Mitchell Jenkins (January 24, 1896 – September 15, 1977) was a U.S. Republican congressional representative from Pennsylvania.
Biography
Mitchell Jenkins was born in Forty Fort, Luzerne County, Pennsylvania. He attended the Kingston, Pennsylvania public elementary schools and the Wyoming Seminary Upper School during his high school years. He graduated from Wesleyan University in Middletown, Connecticut in June 1919 and the New York University School of Law in New York City in June 1923.
Jenkins was admitted to the New York Bar in December 1923 and the Pennsylvania Bar in January 1924 and commenced practice in Wilkes-Barre, Pennsylvania. He served as assistant district attorney of Luzerne County from 1938 to 1946.

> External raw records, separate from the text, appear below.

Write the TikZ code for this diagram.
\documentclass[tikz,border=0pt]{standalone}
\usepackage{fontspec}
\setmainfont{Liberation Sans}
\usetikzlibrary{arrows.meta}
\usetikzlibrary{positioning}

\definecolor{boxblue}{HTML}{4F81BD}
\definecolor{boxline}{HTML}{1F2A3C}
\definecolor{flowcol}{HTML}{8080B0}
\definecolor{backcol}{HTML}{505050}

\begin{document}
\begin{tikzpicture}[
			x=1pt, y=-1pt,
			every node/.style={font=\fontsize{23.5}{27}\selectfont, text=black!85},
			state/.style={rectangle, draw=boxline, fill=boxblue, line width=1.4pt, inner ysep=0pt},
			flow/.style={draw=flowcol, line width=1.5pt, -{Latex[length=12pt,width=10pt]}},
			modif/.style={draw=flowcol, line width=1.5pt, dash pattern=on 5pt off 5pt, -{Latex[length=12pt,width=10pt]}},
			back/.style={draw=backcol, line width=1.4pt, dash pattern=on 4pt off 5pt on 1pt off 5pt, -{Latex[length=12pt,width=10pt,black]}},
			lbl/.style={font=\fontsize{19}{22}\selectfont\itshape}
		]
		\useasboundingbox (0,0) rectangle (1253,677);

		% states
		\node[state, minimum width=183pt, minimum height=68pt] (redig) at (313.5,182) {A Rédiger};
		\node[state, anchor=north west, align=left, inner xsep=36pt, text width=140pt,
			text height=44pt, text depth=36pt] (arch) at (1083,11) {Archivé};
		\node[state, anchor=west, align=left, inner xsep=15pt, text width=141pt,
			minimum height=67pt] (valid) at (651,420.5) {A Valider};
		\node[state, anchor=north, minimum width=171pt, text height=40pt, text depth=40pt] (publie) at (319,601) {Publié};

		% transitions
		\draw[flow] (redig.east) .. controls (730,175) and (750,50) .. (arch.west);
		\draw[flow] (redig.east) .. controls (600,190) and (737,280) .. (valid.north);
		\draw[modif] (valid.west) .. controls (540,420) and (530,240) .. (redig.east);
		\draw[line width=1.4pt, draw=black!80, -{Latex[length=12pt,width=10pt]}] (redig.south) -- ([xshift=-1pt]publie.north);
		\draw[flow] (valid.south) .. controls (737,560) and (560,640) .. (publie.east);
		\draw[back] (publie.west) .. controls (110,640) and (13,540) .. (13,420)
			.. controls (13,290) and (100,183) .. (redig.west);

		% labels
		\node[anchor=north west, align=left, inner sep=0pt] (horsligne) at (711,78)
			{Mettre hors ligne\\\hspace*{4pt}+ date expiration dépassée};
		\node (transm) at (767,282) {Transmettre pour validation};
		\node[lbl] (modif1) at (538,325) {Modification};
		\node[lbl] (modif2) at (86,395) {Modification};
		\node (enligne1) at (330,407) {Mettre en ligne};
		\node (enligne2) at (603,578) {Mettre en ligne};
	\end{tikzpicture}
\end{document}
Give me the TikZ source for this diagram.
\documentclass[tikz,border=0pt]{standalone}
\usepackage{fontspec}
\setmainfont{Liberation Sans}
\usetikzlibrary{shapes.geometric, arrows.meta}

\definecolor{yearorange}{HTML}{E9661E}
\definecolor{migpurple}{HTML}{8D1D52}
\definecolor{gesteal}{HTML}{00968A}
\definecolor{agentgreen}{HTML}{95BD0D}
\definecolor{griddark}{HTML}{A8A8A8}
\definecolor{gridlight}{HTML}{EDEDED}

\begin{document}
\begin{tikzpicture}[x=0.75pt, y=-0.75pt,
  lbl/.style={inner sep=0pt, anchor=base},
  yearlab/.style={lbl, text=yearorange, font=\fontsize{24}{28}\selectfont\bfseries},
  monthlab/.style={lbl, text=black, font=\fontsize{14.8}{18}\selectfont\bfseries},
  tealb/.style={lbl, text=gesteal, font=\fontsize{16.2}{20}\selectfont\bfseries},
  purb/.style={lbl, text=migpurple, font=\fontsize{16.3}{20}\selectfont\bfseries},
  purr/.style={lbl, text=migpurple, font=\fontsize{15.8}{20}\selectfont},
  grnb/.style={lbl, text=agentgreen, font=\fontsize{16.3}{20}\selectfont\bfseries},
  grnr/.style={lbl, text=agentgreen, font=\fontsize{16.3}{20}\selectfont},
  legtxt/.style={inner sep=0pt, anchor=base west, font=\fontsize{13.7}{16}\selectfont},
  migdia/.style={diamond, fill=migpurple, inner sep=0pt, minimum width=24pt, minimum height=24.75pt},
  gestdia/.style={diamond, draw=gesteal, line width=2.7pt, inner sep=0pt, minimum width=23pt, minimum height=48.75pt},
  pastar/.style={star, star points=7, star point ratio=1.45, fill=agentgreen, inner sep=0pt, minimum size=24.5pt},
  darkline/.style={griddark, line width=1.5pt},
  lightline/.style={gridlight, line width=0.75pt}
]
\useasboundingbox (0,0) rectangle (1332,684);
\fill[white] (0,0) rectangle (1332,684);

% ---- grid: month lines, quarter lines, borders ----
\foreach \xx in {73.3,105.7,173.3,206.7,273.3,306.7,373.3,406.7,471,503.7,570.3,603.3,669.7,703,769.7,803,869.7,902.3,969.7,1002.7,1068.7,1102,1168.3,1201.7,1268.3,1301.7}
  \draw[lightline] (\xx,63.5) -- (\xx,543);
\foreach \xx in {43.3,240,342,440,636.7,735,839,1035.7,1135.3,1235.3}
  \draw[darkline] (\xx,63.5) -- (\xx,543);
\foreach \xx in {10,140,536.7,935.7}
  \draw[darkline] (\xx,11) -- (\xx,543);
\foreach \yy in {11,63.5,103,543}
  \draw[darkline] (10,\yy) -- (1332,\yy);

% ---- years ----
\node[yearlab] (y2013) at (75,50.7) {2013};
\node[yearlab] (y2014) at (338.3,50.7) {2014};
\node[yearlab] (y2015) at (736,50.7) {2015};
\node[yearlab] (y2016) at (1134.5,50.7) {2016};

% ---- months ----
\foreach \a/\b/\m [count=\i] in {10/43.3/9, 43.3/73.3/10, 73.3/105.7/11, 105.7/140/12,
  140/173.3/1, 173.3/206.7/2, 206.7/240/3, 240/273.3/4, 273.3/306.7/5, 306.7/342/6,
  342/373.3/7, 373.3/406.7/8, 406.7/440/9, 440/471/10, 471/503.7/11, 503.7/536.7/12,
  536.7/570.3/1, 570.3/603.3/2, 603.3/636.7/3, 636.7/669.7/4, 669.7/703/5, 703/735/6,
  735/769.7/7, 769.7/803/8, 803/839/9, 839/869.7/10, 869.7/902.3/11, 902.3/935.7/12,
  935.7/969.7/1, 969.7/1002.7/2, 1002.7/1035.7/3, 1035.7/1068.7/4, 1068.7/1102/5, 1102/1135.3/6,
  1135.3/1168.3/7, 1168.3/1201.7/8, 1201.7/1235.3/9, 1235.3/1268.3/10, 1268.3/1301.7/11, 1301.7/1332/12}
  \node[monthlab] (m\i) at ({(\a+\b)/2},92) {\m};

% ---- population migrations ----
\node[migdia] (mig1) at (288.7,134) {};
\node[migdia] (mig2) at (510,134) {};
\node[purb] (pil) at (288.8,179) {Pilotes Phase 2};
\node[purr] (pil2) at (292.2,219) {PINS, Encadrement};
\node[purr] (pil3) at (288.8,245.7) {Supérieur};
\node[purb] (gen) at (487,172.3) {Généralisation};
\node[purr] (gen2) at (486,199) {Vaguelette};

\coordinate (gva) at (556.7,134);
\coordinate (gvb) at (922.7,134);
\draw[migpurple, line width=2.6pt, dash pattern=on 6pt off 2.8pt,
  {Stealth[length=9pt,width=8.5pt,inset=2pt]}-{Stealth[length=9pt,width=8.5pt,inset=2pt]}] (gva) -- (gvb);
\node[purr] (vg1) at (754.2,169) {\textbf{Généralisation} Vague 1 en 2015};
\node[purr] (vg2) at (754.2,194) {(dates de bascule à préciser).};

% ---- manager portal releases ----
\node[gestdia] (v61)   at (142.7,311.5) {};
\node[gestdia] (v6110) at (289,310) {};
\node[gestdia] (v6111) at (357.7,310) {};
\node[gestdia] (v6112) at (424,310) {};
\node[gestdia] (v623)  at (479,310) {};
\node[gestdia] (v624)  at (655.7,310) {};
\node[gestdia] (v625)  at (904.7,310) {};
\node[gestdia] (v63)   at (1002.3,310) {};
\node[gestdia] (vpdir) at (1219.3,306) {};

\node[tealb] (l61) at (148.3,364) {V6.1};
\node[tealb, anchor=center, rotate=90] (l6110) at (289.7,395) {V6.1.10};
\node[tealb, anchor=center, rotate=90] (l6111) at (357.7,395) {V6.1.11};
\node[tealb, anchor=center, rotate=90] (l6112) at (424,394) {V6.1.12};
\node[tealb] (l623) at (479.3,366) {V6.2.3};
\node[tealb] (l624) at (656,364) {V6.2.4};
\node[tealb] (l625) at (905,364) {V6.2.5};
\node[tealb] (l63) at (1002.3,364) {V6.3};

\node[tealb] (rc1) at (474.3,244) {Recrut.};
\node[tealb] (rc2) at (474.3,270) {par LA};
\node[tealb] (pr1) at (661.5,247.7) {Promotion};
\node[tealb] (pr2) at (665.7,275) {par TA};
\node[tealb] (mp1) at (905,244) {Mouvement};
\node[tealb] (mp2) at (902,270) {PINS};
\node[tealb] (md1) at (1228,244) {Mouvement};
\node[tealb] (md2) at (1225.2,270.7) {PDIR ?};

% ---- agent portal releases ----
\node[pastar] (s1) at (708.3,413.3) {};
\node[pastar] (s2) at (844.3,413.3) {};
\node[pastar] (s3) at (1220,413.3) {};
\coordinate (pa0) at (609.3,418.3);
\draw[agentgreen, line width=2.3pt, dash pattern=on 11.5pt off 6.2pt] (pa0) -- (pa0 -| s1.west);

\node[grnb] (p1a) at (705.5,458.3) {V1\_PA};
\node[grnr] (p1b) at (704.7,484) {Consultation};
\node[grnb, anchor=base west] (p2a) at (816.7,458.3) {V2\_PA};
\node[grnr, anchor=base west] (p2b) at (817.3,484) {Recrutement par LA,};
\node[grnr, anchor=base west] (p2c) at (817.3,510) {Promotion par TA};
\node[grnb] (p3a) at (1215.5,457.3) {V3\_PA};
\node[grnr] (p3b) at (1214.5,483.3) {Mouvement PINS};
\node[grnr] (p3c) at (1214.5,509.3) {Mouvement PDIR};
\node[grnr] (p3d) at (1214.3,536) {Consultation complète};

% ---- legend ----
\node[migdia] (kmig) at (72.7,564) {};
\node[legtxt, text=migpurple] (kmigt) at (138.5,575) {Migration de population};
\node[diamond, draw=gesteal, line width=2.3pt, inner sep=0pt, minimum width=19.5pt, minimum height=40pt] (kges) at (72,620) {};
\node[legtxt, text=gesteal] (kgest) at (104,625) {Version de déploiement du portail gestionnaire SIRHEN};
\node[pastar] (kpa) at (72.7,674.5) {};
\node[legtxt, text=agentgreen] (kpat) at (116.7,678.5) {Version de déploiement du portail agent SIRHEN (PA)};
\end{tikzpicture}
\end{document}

In April 1917, Jenkins enlisted as a private in the United States Army and was discharged as a first lieutenant on January 2, 1919. He enlisted in the Pennsylvania National Guard as a private in January 1926 and rose through the ranks to lieutenant colonel prior to induction into Federal service on February 17, 1941. He served four and a half years during the Second World War, during which time he was promoted to colonel, and was placed on inactive status on October 5, 1945. He was promoted to brigadier general (retired) in the Pennsylvania National Guard.
Jenkins was elected as a Republican to the Eightieth Congress (January 3, 1947–January 3, 1949), providing one of the two interruptions to the 15-term House career of Democrat Daniel Flood. Jenkins chose not to run for reelection in 1948. His single term was not a happy tenure. He was active in the House, but his major effort to site a federal anthracite research laboratory in his district grew so contentious and extended in debate with another competing representative that the House eliminated the funding. In September 1948 he told the Chamber of Commerce in Wilkes-Barre that congressional salaries were too low, terms too short, and that issue-specific telegrams and postcards to his House office went straight into the trash. [1]
He once again served as the assistant district attorney of Luzerne County in 1949, and again in 1950. Thereafter he resumed his private law practice in Wilkes-Barre, where he died, aged 81. He was interred in Evergreen Cemetery in Shavertown, Pennsylvania.
References
- ^ Kemple, Arlon (2026). Had Enough? The Congressional Class of 1946, the Continuity of Policy, and the Transience of Public Office. p. 230-1, 273.
- United States Congress. “Mitchell Jenkins (id: J000086)”. Biographical Directory of the United States Congress.